Why can regular polygons be inscribed into a circumference? I have asked this to myself a lot of times. I have also wondered why all triangles can be inscribed into a circumference but I think that it is not so difficult to see why.
I also have another question. Suppose that you have a circumference of radius $R$ and you draw a chord of length $L$ in some direction. And then draw another circumference with the same radius and draw another chord with same length $L$ but in another direction, is it possible to rotate the second figure or apply some transformation to it, so that it looks like the first figure? It might be a silly question but I'd appreciate any answer or help. Thanks.
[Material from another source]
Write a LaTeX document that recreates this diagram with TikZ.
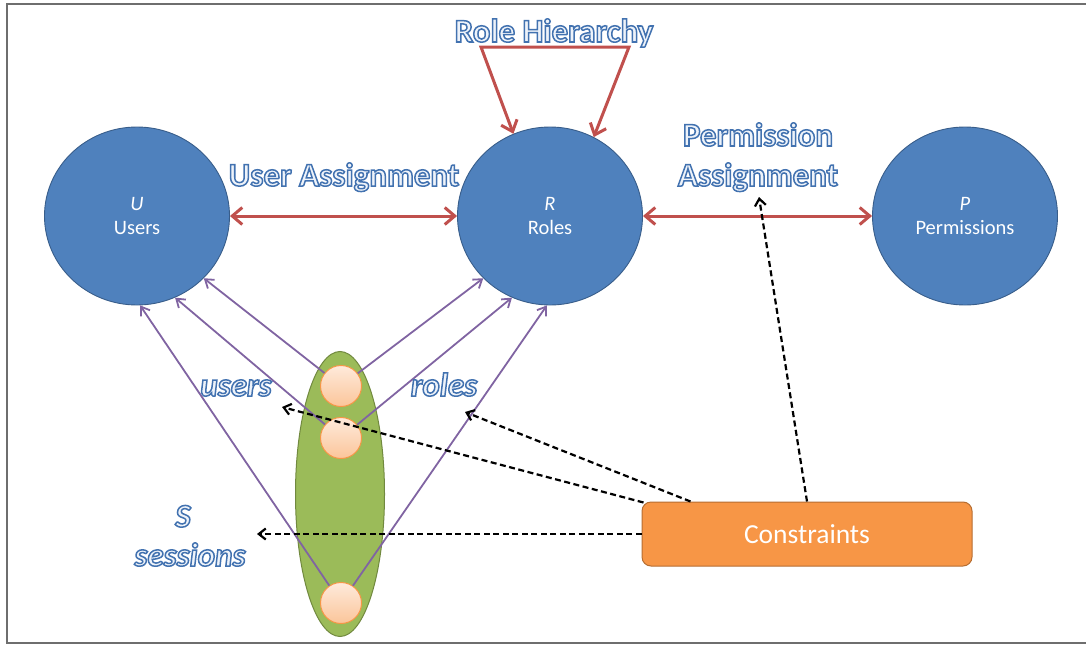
\documentclass[tikz,border=0pt]{standalone}
\usepackage{fontspec}
\setmainfont{Carlito}
\usetikzlibrary{arrows.meta,shapes.geometric,calc}

\definecolor{setblue}{HTML}{4F81BD}
\definecolor{setedge}{HTML}{385D8A}
\definecolor{assignred}{HTML}{C0504D}
\definecolor{sessline}{HTML}{8064A2}
\definecolor{sessgreen}{HTML}{9BBB59}
\definecolor{sessedge}{HTML}{71893F}
\definecolor{peachtop}{HTML}{FEEADB}
\definecolor{peachbot}{HTML}{FBC59A}
\definecolor{peachedge}{HTML}{F79646}
\definecolor{constrfill}{HTML}{F79646}
\definecolor{constredge}{HTML}{B66D31}
\definecolor{artfill}{HTML}{EEF3FA}
\definecolor{framegray}{HTML}{6E6E6E}

% outlined lettering: pale fill, blue stroke (PDF text render mode 2)
\newcommand{\outlined}[1]{%
  \special{pdf:literal direct 2 Tr 1.5 w 0.259 0.447 0.690 RG}%
  #1%
  \special{pdf:literal direct 0 Tr}}

\tikzset{
  setnode/.style={ellipse, draw=setedge, line width=0.9pt, fill=setblue,
    minimum width=185pt, minimum height=178pt, inner sep=0pt,
    text=white, align=center, font=\fontsize{20.5}{24}\selectfont},
  assignarrow/.style={draw=assignred, line width=3pt,
    {Straight Barb[length=10pt,width=17pt]}-{Straight Barb[length=10pt,width=17pt]}},
  sessarrow/.style={draw=sessline, line width=1.8pt,
    -{Straight Barb[length=8pt,width=11pt]}},
  constrarrow/.style={draw=black, line width=2.2pt, dash pattern=on 6pt off 3.5pt,
    -{Straight Barb[length=7pt,width=11pt]}},
  sessellipse/.style={ellipse, draw=sessedge, line width=1pt, fill=sessgreen,
    minimum width=89pt, minimum height=285pt, inner sep=0pt},
  sessdot/.style={circle, draw=peachedge, line width=1pt,
    top color=peachtop, bottom color=peachbot,
    minimum size=41pt, inner sep=0pt},
  constrbox/.style={rectangle, rounded corners=9pt, draw=constredge, line width=1pt,
    fill=constrfill, minimum width=330pt, minimum height=64pt,
    text=white, font=\fontsize{27.5}{33}\selectfont},
  wordart/.style={inner sep=0pt, anchor=base, text=artfill,
    font=\fontsize{33}{40}\selectfont\bfseries},
  wordartit/.style={wordart, font=\fontsize{33}{40}\selectfont\bfseries\itshape},
}

\begin{document}
\begin{tikzpicture}[x=1pt,y=-1pt]
\useasboundingbox (0,0) rectangle (1086,645);

% page frame
\draw[framegray, line width=1.6pt] (1086,4) -- (7,4) -- (7,643) -- (1086,643);

% the three sets
\node[setnode] (U) at (137,216) {\textit{U}\\Users};
\node[setnode] (R) at (550,216) {\textit{R}\\Roles};
\node[setnode] (P) at (965,216) {\textit{P}\\Permissions};

% assignment relations
\draw[assignarrow] (U) -- (R);
\draw[assignarrow] (R) -- (P);

% role hierarchy loop
\coordinate (rhL) at (481,47);
\coordinate (rhR) at (629,47);
\draw[assignarrow] (R.114) -- (rhL) -- (rhR) -- (R.61);

% sessions
\node[sessellipse] (S) at (340,494) {};
\node[sessdot] (s1) at (341,386) {};
\node[sessdot] (s2) at (341,438) {};
\node[sessdot] (s3) at (341,603) {};

% session -> user and session -> roles
\draw[sessarrow] (s1) -- (U.-43);
\draw[sessarrow] (s2) -- (U.-65);
\draw[sessarrow] (s3) -- (U.-88);
\draw[sessarrow] (s1) -- (R.223.6);
\draw[sessarrow] (s2) -- (R.245);
\draw[sessarrow] (s3) -- (R.268.7);

% labels
\node[wordart] (rhlabel) at (554,42) {\outlined{Role Hierarchy}};
\node[wordart] (ualabel) at (344,186) {\outlined{User Assignment}};
\node[wordart] (palabel1) at (758,146) {\outlined{Permission}};
\node[wordart] (palabel2) at (758,186) {\outlined{Assignment}};
\node[wordartit] (userslabel) at (236,396) {\outlined{users}};
\node[wordartit] (roleslabel) at (444,396) {\outlined{roles}};
\node[wordartit] (slabel) at (183,527) {\outlined{S}};
\node[wordartit] (sesslabel) at (190,566) {\outlined{sessions}};

% constraints
\node[constrbox] (C) at (807,534) {Constraints};

\coordinate (tPA) at (759,197);
\coordinate (tRoles) at (465,412);
\coordinate (tUsers) at (282,407);
\coordinate (tSess) at (257,534);

\draw[constrarrow] (C.north) -- (tPA);
\draw[constrarrow] ([xshift=49pt]C.north west) -- (tRoles);
\draw[constrarrow] ([xshift=2pt,yshift=-1pt]C.north west) -- (tUsers);
\draw[constrarrow] (C.west) -- (tSess);
\end{tikzpicture}
\end{document}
Take two consecutive sides of your regular polygon, as $AB$ and $BC$ in the diagram below, and draw their perpendicular bisectors, intersecting at point $O$. The properties of the perpendicular bisector imply $AO\cong BO\cong CO$. It follows that triangles $OAB$ and $OBC$ are isosceles and congruent by SSS, and $$ \angle OBA\cong\angle OBC\cong{1\over2}\angle ABC \cong{1\over2}\angle BCD\cong\angle OCB\cong\angle OCD. $$
Consider now side $CD$, consecutive to $BC$. By SAS triangles $BCO$ and $DCO$ are congruent, hence $DO\cong CO$ and $\angle OCD\cong\angle ODC\cong\angle ODE$. You can go on like that, to show that all vertices have the same distance from $O$.